Так откуда же может прийти реальное изменение? Начнем с того, что приобретаемые в условиях капитализма противоречивые виды опыта (многие из них представлены в табл. 22.1) делают новизну несколько менее точно предсказуемой, нежели это было при встрече Бурдьё с кабилами. Механическое воспроизводство ценностных систем, верований, культурных предпочтений и т. д. невозможно именно благодаря спекулятивному обоснованию внутренней логики капитализма, а не вопреки ему. В основе оригинальной мысли всегда лежит изучение противоречий. Но в то же время очевидно, что выражение подобных противоречий в форме объективных и материализованных кризисов играет ключевую роль в разрыве могущественной связи «между субъективными структурами и объективными структурами», и, следовательно, здесь возникает основа для критики, которая «приводит невысказанное в поле дискуссии и несформулированное – к формулировке». Хотя кризисы в опыте пространства и времени, в финансовой системе или экономике в целом способны формировать необходимое состояние для культурного и политического изменения, принципиальные условия для этого лежат гораздо глубже – они погружены во внутреннюю диалектику производства мышления и знания. Ведь именно здесь, как говорил Маркс, «мы строим наше здание в воображении, прежде чем мы построим его в реальности» [Marx, 1967, vol. 1, р. 178; Маркс, 1960, с. 189].
Глава 24. Произведение искусства в эпоху электронного воспроизводства и банков образов
Вальтер Беньямин писал: «Произведение искусства в принципе всегда поддавалось воспроизведению», – однако механическое воспроизведение «представляет собой нечто новое». Оно конкретизировало предсказание поэта Поля Валери: «Подобно тому, как вода, газ и электричество, повинуясь почти незаметному движению руки, приходят издалека в наш дом, чтобы служить нам, так и зрительные и звуковые образы будут доставляться нам, появляясь и исчезая по велению незначительного движения руки». Последствия, которые предвидел Беньямин, не раз с избытком подчеркивались прогрессом в сфере электронного воспроизводства и возможности хранения извлеченных из их актуальных контекстов пространства и времени образов для непосредственного использования и воспроизведения на массовой основе.

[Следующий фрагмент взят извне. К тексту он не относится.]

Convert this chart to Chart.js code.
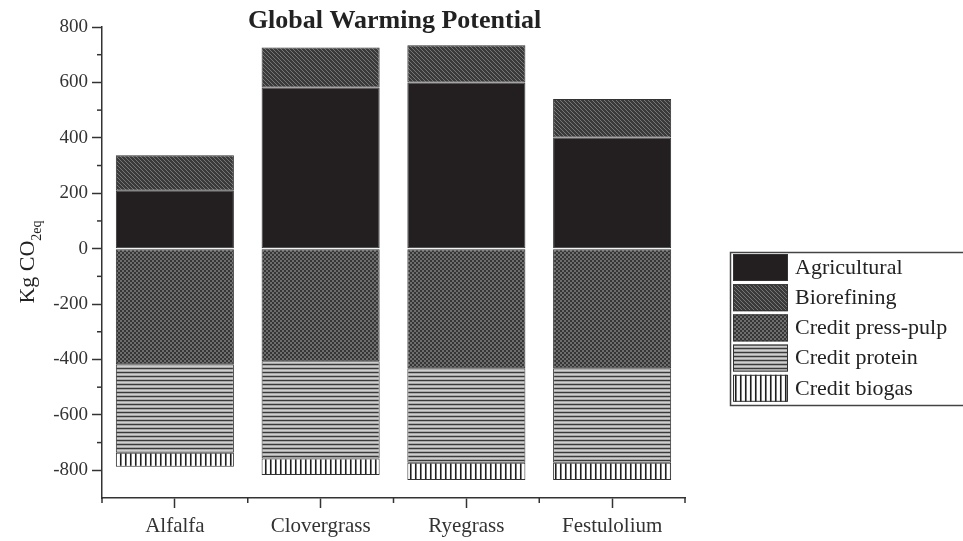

Возросшая роль масс в культурной жизни имела как позитивные, так и негативные последствия. Беньямин опасался их желания сделать вещи ближе в пространственном и человеческом смысле, поскольку это неизбежно вело к мимолетности и воспроизводимости как отличительным особенностям системы культурного производства, которая прежде характеризовалась уникальностью и постоянством. Та легкость, с которой фашизм смог поставить себе на службу все описанное выше, стала предупреждением, что демократизация культуры рабочего класса необязательно была неким абсолютным благом.